RockyForkGuy, i held the tournament sunday and we had 19 boats enter. as far as i know this was the only tournament of the day. we just like to have a lttle competitive fun. the lake was a little crowded due to the holliday weekend. 12lb 15oz won, we fished from 6:30-1:30, we had 4 sacks over 10lbs. these guys are good guys for the most part, i know most of them pretty well.
I understand your frustrations tho. i have boats cut in front of me and the bank all the time, esp the saugeye trollers. alot of times these guys troll over top of my line, usually i just asked if they're doing any good then recast once they get by me. I'll admit last year i had a pontoon boat troll across my line on 3 seperate occasions in the span of 2 hours last year. the 3rd time i lost my cool and launched my carolina rig at the boat to get the guys attention, we had a few words and the guy has never cut between me and the bank again. he told me he didnt realize his lures were going across my line. maybe that was true, i guess its possible some of these guys dont have the common sense to understand what they're doing. my point is, its just not you that puts up with these kinds of things, its all of us. its not just the bass fisherman or tourney angler doing these things. its every kind of fisherman along with the pleasure boaters and jet skiers.
im gonna continue to hold my buddy tournaments on sunday morning as long as no opens are being held the same day. ill post when we hold our next tourney. you should come out that morning and meet the fisherman and see how we do things, i think you will be pleasantly suprised and may even make a couple of new friends out of the deal. im sure ive met you at some point, i usually fish rocky alot for saugeye and bass. this year is the exception because of work, ive only fished the lake 4 times. good luck fishing and hope to see you soon.


----------



## skeeter334 (Mar 12, 2005)

ostbucks98 said:


> I had fun and caught alot of bass but werent good enough to make weight. Was a fun event and look forward attending the next one. Thanks for hosting skeeter and it was nice to meet you.

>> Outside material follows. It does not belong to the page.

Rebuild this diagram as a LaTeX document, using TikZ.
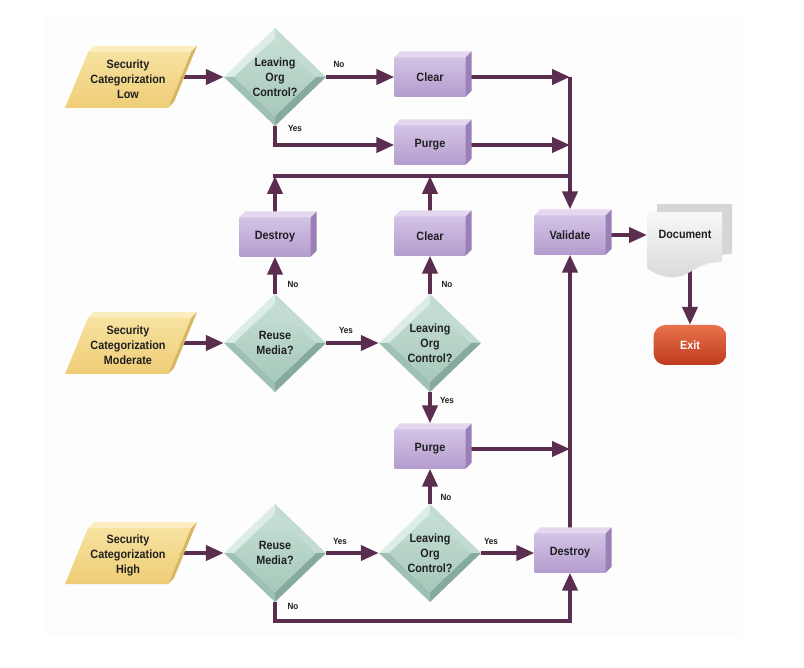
\documentclass[tikz,border=0pt]{standalone}
\usepackage{fontspec}
\usetikzlibrary{arrows.meta,shapes.geometric,calc}
\newfontfamily\lbf{Liberation Sans}[FakeStretch=0.9]
\definecolor{plum}{HTML}{5B2E4F}
\definecolor{boxT}{HTML}{D3C3E6}
\definecolor{boxB}{HTML}{B49DCE}
\definecolor{boxTop}{HTML}{E3D8EF}
\definecolor{boxSide}{HTML}{9A80B6}
\definecolor{paraT}{HTML}{F7E2A0}
\definecolor{paraB}{HTML}{EFCD76}
\definecolor{paraTop}{HTML}{FBEDC0}
\definecolor{paraSide}{HTML}{D8B660}
\definecolor{dNW}{HTML}{DCEDE5}
\definecolor{dNE}{HTML}{C3DCD2}
\definecolor{dSE}{HTML}{86AA9C}
\definecolor{dSW}{HTML}{9FC1B3}
\definecolor{dTop}{HTML}{C6DFD4}
\definecolor{dBot}{HTML}{A6C8BA}
\definecolor{exitT}{HTML}{E8724A}
\definecolor{exitB}{HTML}{BF3A1E}
\definecolor{bgfaint}{HTML}{FDFDFD}
\pgfdeclarelayer{back}
\pgfdeclarelayer{bg}
\pgfsetlayers{back,bg,main}

\newcommand\mybox[4]{%
  \node[pbx] (#1) at (#2,#3) {#4};
  \fill[boxTop] (#1.north west) -- ++(6,-6) -- ([shift={(6,-6)}]#1.north east) -- (#1.north east) -- cycle;
  \fill[boxSide] (#1.north east) -- ++(6,-6) -- ([shift={(6,-6)}]#1.south east) -- (#1.south east) -- cycle;}

\newcommand\mypara[4]{%
  \begin{scope}[shift={(#2,#3)}]
    \fill[paraTop] (-42,-25) -- (-36,-31) -- (67,-31) -- (61,-25) -- cycle;
    \fill[paraSide] (61,-25) -- (67,-31) -- (44,25) -- (38,31) -- cycle;
    \shade[top color=paraT,bottom color=paraB] (-65,31) -- (38,31) -- (61,-25) -- (-42,-25) -- cycle;
    \node[txt] (#1) at (-2,2) {#4};
    \coordinate (#1-e) at (50,0);
  \end{scope}}

\newcommand\mydia[4]{%
  \begin{scope}[shift={(#2,#3)}]
    \fill[dNW] (-51,0) -- (0,-49) -- (0,-39) -- (-41,0) -- cycle;
    \fill[dNE] (0,-49) -- (51,0) -- (41,0) -- (0,-39) -- cycle;
    \fill[dSE] (51,0) -- (0,49) -- (0,39) -- (41,0) -- cycle;
    \fill[dSW] (0,49) -- (-51,0) -- (-41,0) -- (0,39) -- cycle;
    \shade[top color=dTop,bottom color=dBot] (-41,0) -- (0,-39) -- (41,0) -- (0,39) -- cycle;
    \node[txt,shape=diamond,minimum width=102pt,minimum height=98pt,inner sep=0pt] (#1) at (0,0) {#4};
  \end{scope}}

\begin{document}
\begin{tikzpicture}[x=1pt,y=-1pt,
  txt/.style={font=\lbf\bfseries\fontsize{12}{15}\selectfont,align=center,text=black!88},
  lbl/.style={font=\lbf\bfseries\fontsize{9}{10}\selectfont,inner sep=1pt,text=black!88},
  pbx/.style={txt,minimum width=71pt,minimum height=39pt,inner sep=0pt,top color=boxT,bottom color=boxB},
  conn/.style={draw=plum,line width=4pt},
  arr/.style={conn,-{Triangle[length=18pt,width=15pt]}},
  exitst/.style={txt,text=white,rounded corners=12pt,minimum width=73pt,minimum height=40pt,top color=exitT,bottom color=exitB}]
\useasboundingbox (0,0) rectangle (804,668);
\begin{pgfonlayer}{back}
  \fill[bgfaint] (45,15) rectangle (742,636);
\end{pgfonlayer}

% inputs
\mypara{lowin}{130}{77}{Security\\Categorization\\Low}
\mypara{modin}{130}{343}{Security\\Categorization\\Moderate}
\mypara{highin}{130}{553}{Security\\Categorization\\High}

% decisions
\mydia{levA}{275}{77}{Leaving\\Org\\Control?}
\mydia{reuseB}{275}{343}{Reuse\\Media?}
\mydia{levB}{430}{343}{Leaving\\Org\\Control?}
\mydia{reuseC}{275}{553}{Reuse\\Media?}
\mydia{levC}{430}{553}{Leaving\\Org\\Control?}

% process boxes
\mybox{clearA}{430}{77}{Clear}
\mybox{purgeA}{430}{145}{Purge}
\mybox{destroyB}{275}{237}{Destroy}
\mybox{clearB}{430}{236}{Clear}
\mybox{validate}{570}{235}{Validate}
\mybox{purgeC}{430}{449}{Purge}
\mybox{destroyD}{570}{553}{Destroy}

% document
\begin{scope}[shift={(10,-8)}]
  \fill[gray!32] (647,212) -- (722,212) -- (722,262) .. controls (708,262) and (700,266) .. (690,272) .. controls (675,281) and (660,278) .. (647,268) -- cycle;
\end{scope}
\shade[top color=gray!6,bottom color=gray!30] (647,212) -- (722,212) -- (722,262) .. controls (708,262) and (700,266) .. (690,272) .. controls (675,281) and (660,278) .. (647,268) -- cycle;
\node[minimum width=75pt,minimum height=56pt,inner sep=0pt] (doc) at (684.5,240) {};
\node[txt] at (685,234) {Document};
\coordinate (docw) at (647,235);
\coordinate (docb) at (690,268);

% exit
\node[exitst] (exit) at (690,345) {Exit};

% junction coordinates
\coordinate (j1) at (570,77);
\coordinate (j2) at (570,145);
\coordinate (j3) at (570,449);
\coordinate (h1) at (273,176);
\coordinate (h2) at (570,176);
\coordinate (b1) at (570,621);

\begin{pgfonlayer}{bg}
  \draw[arr] (lowin-e) -- (levA.west);
  \draw[arr] (levA.east) -- (clearA.west);
  \draw[arr] (levA.south) |- (purgeA.west);
  \draw[arr] (clearA.east) -- (j1);
  \draw[arr] (purgeA.east) -- (j2);
  \draw[arr] (j1) -- ([yshift=6pt]validate.north);
  \draw[conn] (h1) -- (h2);
  \draw[arr] (destroyB.north) -- (destroyB.north |- h1);
  \draw[arr] (clearB.north) -- (clearB.north |- h1);
  \draw[arr] (reuseB.north) -- (destroyB.south);
  \draw[arr] (levB.north) -- (clearB.south);
  \draw[arr] (modin-e) -- (reuseB.west);
  \draw[arr] (reuseB.east) -- (levB.west);
  \draw[arr] (levB.south) -- ([yshift=6pt]purgeC.north);
  \draw[arr] (purgeC.east) -- (j3);
  \draw[arr] (destroyD.north) -- (validate.south);
  \draw[arr] (validate.east) -- (docw);
  \draw[arr] (docb) -- (exit.north);
  \draw[arr] (highin-e) -- (reuseC.west);
  \draw[arr] (reuseC.east) -- (levC.west);
  \draw[arr] (levC.east) -- (destroyD.west);
  \draw[arr] (levC.north) -- (purgeC.south);
  \draw[arr] (reuseC.south) |- (b1) -- (destroyD.south);
\end{pgfonlayer}

% connector labels
\node[lbl] at (339,64) {No};
\node[lbl] at (295,128) {Yes};
\node[lbl] at (293,284) {No};
\node[lbl] at (447,284) {No};
\node[lbl] at (346,330) {Yes};
\node[lbl] at (447,400) {Yes};
\node[lbl] at (446,497) {No};
\node[lbl] at (340,541) {Yes};
\node[lbl] at (491,541) {Yes};
\node[lbl] at (293,606) {No};
\end{tikzpicture}
\end{document}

thx man was nice meeting you too. we had the same luck as you, only maneged to catch two keepers. look forward to seeing you next time.


----------



## warden (Jun 14, 2007)

I have fished Rocky for 30 years, mostlly trolling for walleye now for saugeye. Its a good lake but like all public lakes, very busy. The best solution is be courtesy, patient. If some one is fishing the bank go around. if someone on point you like troll, come back later. If someone is having a problem at a dock offer to help.


----------



## steveg11943 (Jun 27, 2008)

Cowan lake -Friday night 6pm-11pm -dam ramp $20 per boat / $5 big fish optional
Rocky Fork -North Shore ramp- Sunday 6am-3pm $50 per boat / $10 big fish optional
For tournament info go to www.buckeyebasstournaments.webs.com 

We can't catch a break : if we fish our lakes, people get upset and if we go out of state , those people get upset.


----------



## AndOne (Apr 18, 2011)

I get what everyone is saying. Seems like nothing changes though...I'm both a pleasure boater and fisherman. 

One thing that bothers me about "local" fisherman are they think they own "their" local lakes. I'm not local to rocky fork lake, about an 2 hour drive for my buddies and I. We have been doing this trip for over 10 years and support may may may local very small businesses. Always renting cabins or very few times renting a campsite. We spend the entire weekend from Thursday night until Sunday. That is a lot of cash we drop on everything from food/beer/gas to clothing. 

Bottom line, some people have no respect for other boaters/fisherman. I personally try to follow the unwritten rules of boating...my dad and others have taught me.

BTW - how are the gills and crappie biting right now?


----------



## Big Joshy (Apr 26, 2004)

I just moved down this way from columbus and from what ive seen RF is no more crowded than any other lake around ohio. Most days im actually suprised how empty it is. Compared to lakes like buckeye indian and alum. Maybe the problem is that 90 percent of the boats are trying to fish 10 percent of the water. I always see boats in the same spots and not catching much either. Heres a tip for the bass. Dont fish for them. I keep catching them on jigs while crappie fishing. The best was gill fishing yesterday with a tiny ice jig i got a 20 in LM. That was a big suprise. 

Bottom line is it could be worse you could have a more crowded lake with far fewer fish ive seen plenty around.


----------



## Marshall (Apr 11, 2004)

Sounds like someone should get out on the weekday!


----------